Se déroulant 12 ans jour pour jour après que le vendeur de légumes tunisien Mohamed Bouazizi se soit immolé par le feu dans un acte de protestation qui a déclenché le printemps arabe, le scrutin renforce un nouvel ordre politique à la suite de la dissolution par M. Saied, l'année dernière, de la législature précédente.

Mais il est boycotté par les partis qui ont façonné la Tunisie au cours de la dernière décennie, et semble avoir suscité peu d'intérêt parmi une population blasée par les dysfonctionnements politiques et luttant contre les difficultés économiques.

Mohamed Salmi, ouvrier du bâtiment à Tunis, a déclaré qu'il n'avait pas l'intention de voter. "Ils ont fait de nos vies un enfer [...]. Notre rêve ultime est devenu de trouver une bouteille de lait pour nos enfants", a-t-il déclaré à Reuters.

M. Saied, un ancien professeur de droit qui était un indépendant politique lorsqu'il a été élu président en 2019, a décrit l'élection comme faisant partie d'une feuille de route visant à mettre fin au chaos et à la corruption qui, selon lui, ont affligé la Tunisie sous le régime précédent.

Les islamistes d'Ennahda et d'autres partis de la période post-révolution l'accusent quant à eux de coup d'État et ont rejeté le scrutin ainsi que toutes les autres mesures prises par le président depuis l'été dernier, lorsqu'il a dissous le parlement et commencé à gouverner par décret.

Les électeurs choisiront un parlement largement défiguré par une nouvelle constitution, approuvée avec un faible taux de participation lors d'un référendum organisé en juillet par M. Saied pour ramener la Tunisie vers un système présidentiel.

Il nomme le premier ministre en vertu de la nouvelle constitution, ce qui constitue un changement par rapport au système précédent qui donnait au parlement un rôle central dans le choix du cabinet.

Nejib Chebbi, chef d'une coalition anti-Saied comprenant Ennahda, a déclaré que l'élection s'apparentait à une "farce à peine née" et que le résultat ne devrait pas avoir d'impact sur la politique du gouvernement.

Les élections se déroulent également dans un contexte de crise économique qui alimente la pauvreté et pousse de nombreuses personnes à tenter le périlleux voyage vers l'Europe à bord d'embarcations de passeurs.

Le gouvernement espère obtenir une aide du Fonds monétaire international (FMI) d'un montant de 1,9 milliard de dollars, mais cela dépend de réformes impopulaires.

Le gouvernement de M. Saied a suscité l'opposition d'un nombre croissant de groupes.
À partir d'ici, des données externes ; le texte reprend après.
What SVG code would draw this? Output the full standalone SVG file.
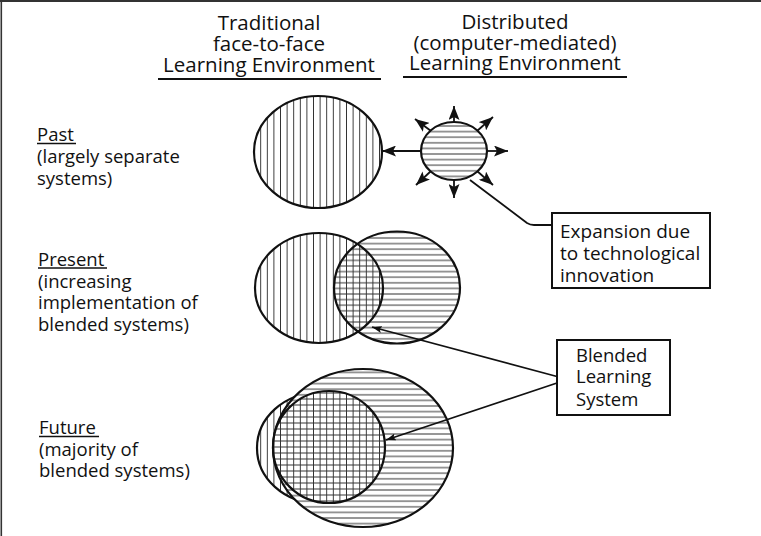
<svg xmlns="http://www.w3.org/2000/svg" width="761" height="536" viewBox="0 0 761 536">
<style>
  text { font-family: "Open Sans", "Noto Sans", "DejaVu Sans", sans-serif; fill: #111; font-weight: 500; }
  .hdr { font-size: 20.5px; text-anchor: middle; }
  .lbl { font-size: 18.5px; }
  .box1 { font-size: 19px; }
  .box2 { font-size: 18.5px; }
  .rule { stroke: #111; stroke-width: 2; }
  .uline { stroke: #111; stroke-width: 1.6; }
  .outline { fill: none; stroke: #111; stroke-width: 2.2; }
  .white { fill: #fff; stroke: none; }
  .conn { fill: none; stroke: #111; stroke-width: 1.8; }
  .frame { fill: #fff; stroke: #111; stroke-width: 2; }
</style>
<defs>
  <pattern id="vhatch" patternUnits="userSpaceOnUse" width="6.6" height="10">
    <line x1="3.3" y1="0" x2="3.3" y2="10" stroke="#333" stroke-width="1"/>
  </pattern>
  <pattern id="hhatch" patternUnits="userSpaceOnUse" width="10" height="5.6">
    <line x1="0" y1="2.8" x2="10" y2="2.8" stroke="#333" stroke-width="1"/>
  </pattern>
  <pattern id="xhatch" patternUnits="userSpaceOnUse" width="6.6" height="6">
    <line x1="3.3" y1="0" x2="3.3" y2="6" stroke="#333" stroke-width="1"/>
    <line x1="0" y1="3" x2="6.6" y2="3" stroke="#333" stroke-width="1"/>
  </pattern>
  <marker id="bighead" viewBox="0 0 14 11" refX="14" refY="5.5" markerWidth="14" markerHeight="11" markerUnits="userSpaceOnUse" orient="auto">
    <path d="M0,0 L14,5.5 L0,11 L3,5.5 z" fill="#111"/>
  </marker>
  <marker id="smallhead" viewBox="0 0 10 7" refX="10" refY="3.5" markerWidth="10" markerHeight="7" markerUnits="userSpaceOnUse" orient="auto">
    <path d="M0,0 L10,3.5 L0,7 L2,3.5 z" fill="#111"/>
  </marker>
</defs>

<rect x="0" y="0" width="761" height="536" fill="#fff"/>
<rect x="0" y="0" width="761" height="2" fill="#333"/>
<rect x="0.5" y="0" width="1.6" height="536" fill="#333"/>

<g id="header-traditional">
  <text class="hdr" x="269" y="29.5">Traditional</text>
  <text class="hdr" x="269" y="51">face-to-face</text>
  <text class="hdr" x="269" y="72">Learning Environment</text>
  <line class="rule" x1="158" y1="79" x2="381" y2="79"/>
</g>
<g id="header-distributed">
  <text class="hdr" x="515" y="29">Distributed</text>
  <text class="hdr" x="515" y="50">(computer-mediated)</text>
  <text class="hdr" x="515" y="70">Learning Environment</text>
  <line class="rule" x1="403" y1="77" x2="627" y2="77"/>
</g>

<g id="label-past">
  <text class="lbl" x="37" y="140.5">Past</text>
  <line class="uline" x1="37" y1="143.5" x2="76" y2="143.5"/>
  <text class="lbl" x="37" y="163">(largely separate</text>
  <text class="lbl" x="37" y="184.5">systems)</text>
</g>
<g id="label-present">
  <text class="lbl" x="38" y="265.5">Present</text>
  <line class="uline" x1="38" y1="268" x2="107" y2="268"/>
  <text class="lbl" x="38" y="287.5">(increasing</text>
  <text class="lbl" x="38" y="309">implementation of</text>
  <text class="lbl" x="38" y="330.5">blended systems)</text>
</g>
<g id="label-future">
  <text class="lbl" x="39" y="434">Future</text>
  <line class="uline" x1="39" y1="436.5" x2="99" y2="436.5"/>
  <text class="lbl" x="39" y="455.5">(majority of</text>
  <text class="lbl" x="39" y="477">blended systems)</text>
</g>

<g id="past-traditional">
  <ellipse class="white" cx="318" cy="152" rx="64" ry="56"/>
  <ellipse cx="318" cy="152" rx="64" ry="56" fill="url(#vhatch)"/>
  <ellipse class="outline" cx="318" cy="152" rx="64" ry="56"/>
</g>
<g id="past-distributed">
  <ellipse class="white" cx="454" cy="151" rx="33" ry="29"/>
  <ellipse cx="454" cy="151" rx="33" ry="29" fill="url(#hhatch)"/>
  <ellipse class="outline" cx="454" cy="151" rx="33" ry="29"/>
</g>

<g id="present-venn">
  <ellipse class="white" cx="319" cy="288" rx="64" ry="55"/>
  <ellipse class="white" cx="397" cy="287.5" rx="63" ry="56"/>
  <ellipse cx="397" cy="287.5" rx="63" ry="56" fill="url(#hhatch)"/>
  <ellipse cx="319" cy="288" rx="64" ry="55" fill="url(#vhatch)"/>
  <ellipse class="outline" cx="319" cy="288" rx="64" ry="55"/>
  <ellipse class="outline" cx="397" cy="287.5" rx="63" ry="56"/>
</g>

<g id="future-venn">
  <ellipse class="white" cx="318" cy="448" rx="61" ry="55"/>
  <ellipse cx="318" cy="448" rx="61" ry="55" fill="url(#vhatch)"/>
  <ellipse class="outline" cx="318" cy="448" rx="61" ry="55"/>
  <ellipse class="white" cx="363" cy="448" rx="90" ry="79"/>
  <ellipse cx="363" cy="448" rx="90" ry="79" fill="url(#hhatch)"/>
  <ellipse class="outline" cx="363" cy="448" rx="90" ry="79"/>
  <ellipse class="white" cx="329" cy="447" rx="56" ry="56"/>
  <ellipse cx="329" cy="447" rx="56" ry="56" fill="url(#xhatch)"/>
  <ellipse class="outline" cx="329" cy="447" rx="56" ry="56"/>
</g>

<g id="box-expansion">
  <rect class="frame" x="552" y="213" width="158" height="75"/>
  <text class="box1" x="560" y="238">Expansion due</text>
  <text class="box1" x="560" y="260">to technological</text>
  <text class="box1" x="560" y="281.5">innovation</text>
</g>
<g id="box-blended">
  <rect class="frame" x="557" y="340" width="113" height="75"/>
  <text class="box2" x="576" y="361.5">Blended</text>
  <text class="box2" x="576" y="383">Learning</text>
  <text class="box2" x="576" y="405.5">System</text>
</g>

<g id="connectors">
  <line class="conn" x1="421" y1="151" x2="382" y2="151" marker-end="url(#bighead)"/>
  <line class="conn" x1="454" y1="122" x2="454" y2="106" marker-end="url(#bighead)"/>
  <line class="conn" x1="487" y1="151" x2="508" y2="151" marker-end="url(#bighead)"/>
  <line class="conn" x1="454" y1="180" x2="454" y2="198" marker-end="url(#bighead)"/>
  <line class="conn" x1="477" y1="131" x2="493" y2="117" marker-end="url(#bighead)"/>
  <line class="conn" x1="431" y1="131" x2="415" y2="119" marker-end="url(#bighead)"/>
  <line class="conn" x1="431" y1="171" x2="416" y2="185" marker-end="url(#bighead)"/>
  <line class="conn" x1="477" y1="171" x2="493" y2="185" marker-end="url(#bighead)"/>
  <path class="conn" d="M470,180 L527,223 Q530,225 534,225 L552,225"/>
  <line class="conn" x1="557" y1="376.5" x2="372" y2="327" marker-end="url(#smallhead)"/>
  <line class="conn" x1="557" y1="383" x2="386" y2="440" marker-end="url(#smallhead)"/>
</g>
</svg>
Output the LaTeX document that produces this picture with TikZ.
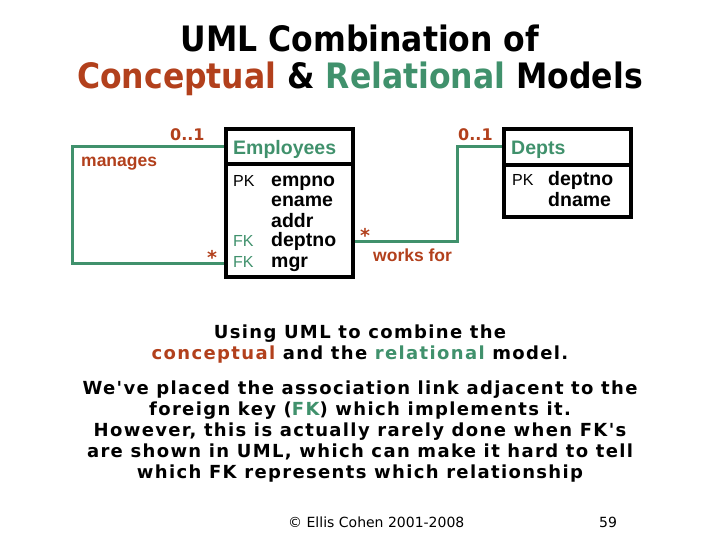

Le puissant syndicat UGTT, qui a soutenu certaines de ses actions mais qu'il a exclu cette année de l'élaboration de la politique économique, s'est fermement prononcé contre lui et contre l'élection au cours de la période précédant le scrutin.

Al Bawsala, une organisation non gouvernementale qui a surveillé les travaux du parlement, a déclaré qu'elle boycotterait la nouvelle législature qui, selon elle, sera un instrument au service du président.

En l'absence des principaux partis, un total de 1 058 candidats - dont 120 femmes - sont en lice pour 161 sièges.

Pour 10 d'entre eux - sept en Tunisie et trois décidés par les électeurs expatriés - il n'y a qu'un seul candidat. Pour sept autres sièges décidés par les électeurs expatriés, il n'y a aucun candidat en lice.